CARP has quite a history, which you can read in detail on Wikipedia. Because of it, CARP uses the same IP protocol as VRRP (112) and thus will show up as VRRP in Wireshark.

Configuration, with persistence between reboots, is similar to the interface configuration and bridging setup: CARP uses a special interface which, you guessed it, is created at boot if the file /etc/hostname.carp0 is found. However, I was unable to find the correct syntax in the file for OpenBSD 5.0, and the ones suggested in the manuals don’t work. However, just having the file already creates the interface, and everything with an exclamation mark in front of it inside a hostname file will be executed as a command, so the following line works:

  • !ifconfig carp0 vhid number ip-address netmask subnetmask
  • The vhid number is the CARP group. You can have more than one CARP group per interface, but for a given group, the configuration has to be the same on all devices.
  • ip-address is the virtual IP that can be used as gateway for the hosts on the subnet.
  • Optionally, you can add ‘pass password‘ in the command to secure the CARP packets with a password.
  • Also optional, ‘advskew number‘ is a value between 0 and 254. The OpenBSD CARP with the lowest advskew value becomes the master.

Other options are possible, but these are the most important to get everything going. If things don’t work yet, it’s likely that pf is blocking the CARP packets. ‘pass in quick on em0 proto carp’ and ‘pass out quick on em0 proto carp’ solve this. Keep in mind all filtering still has to be done on the physical interface, filtering anything on ‘carp0’ will not take effect.

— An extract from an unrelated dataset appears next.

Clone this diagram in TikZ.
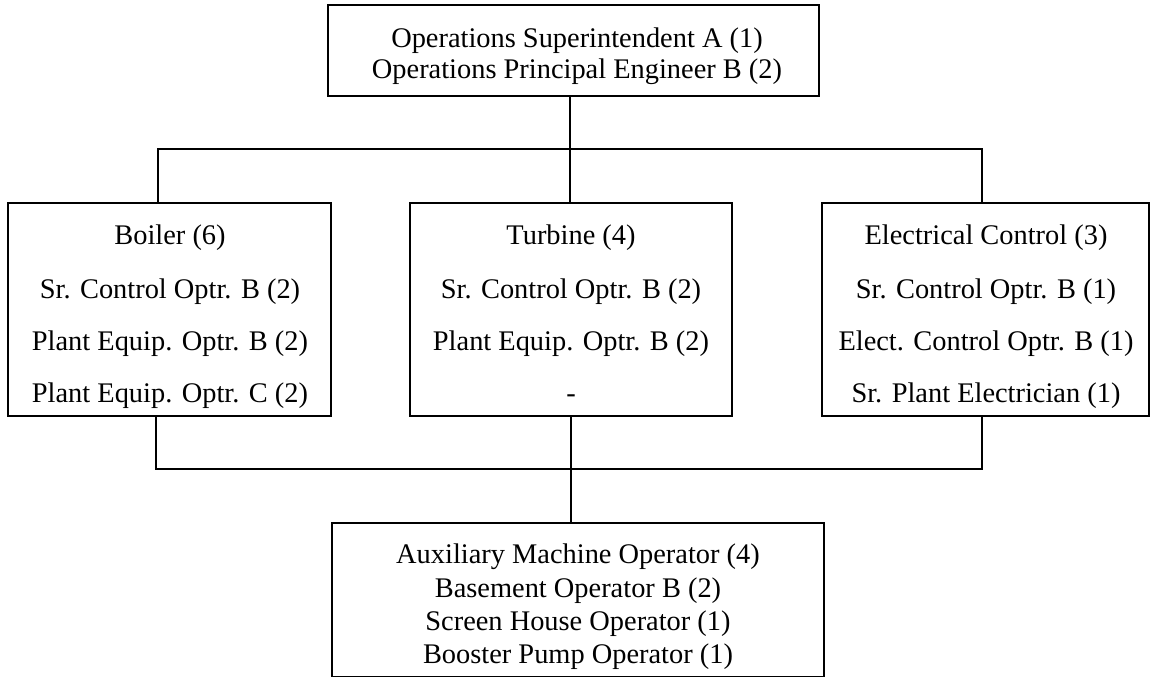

Finally, just like with the other gateway redundancy protocols, there’s a preempt option. When preempt is disabled, the first active OpenBSD will become master, even if other OpenBSD’s with a lower advskew value become active. When it’s enabled, the OpenBSD with the lowest advskew value will become master, whether the currently active OpenBSD has failed or not. The value can be manipulated in /etc/sysctl.conf, where net.inet.carp.preempt has to be set to ‘1’ (or just remove the ‘#’ if it’s already present but commented out).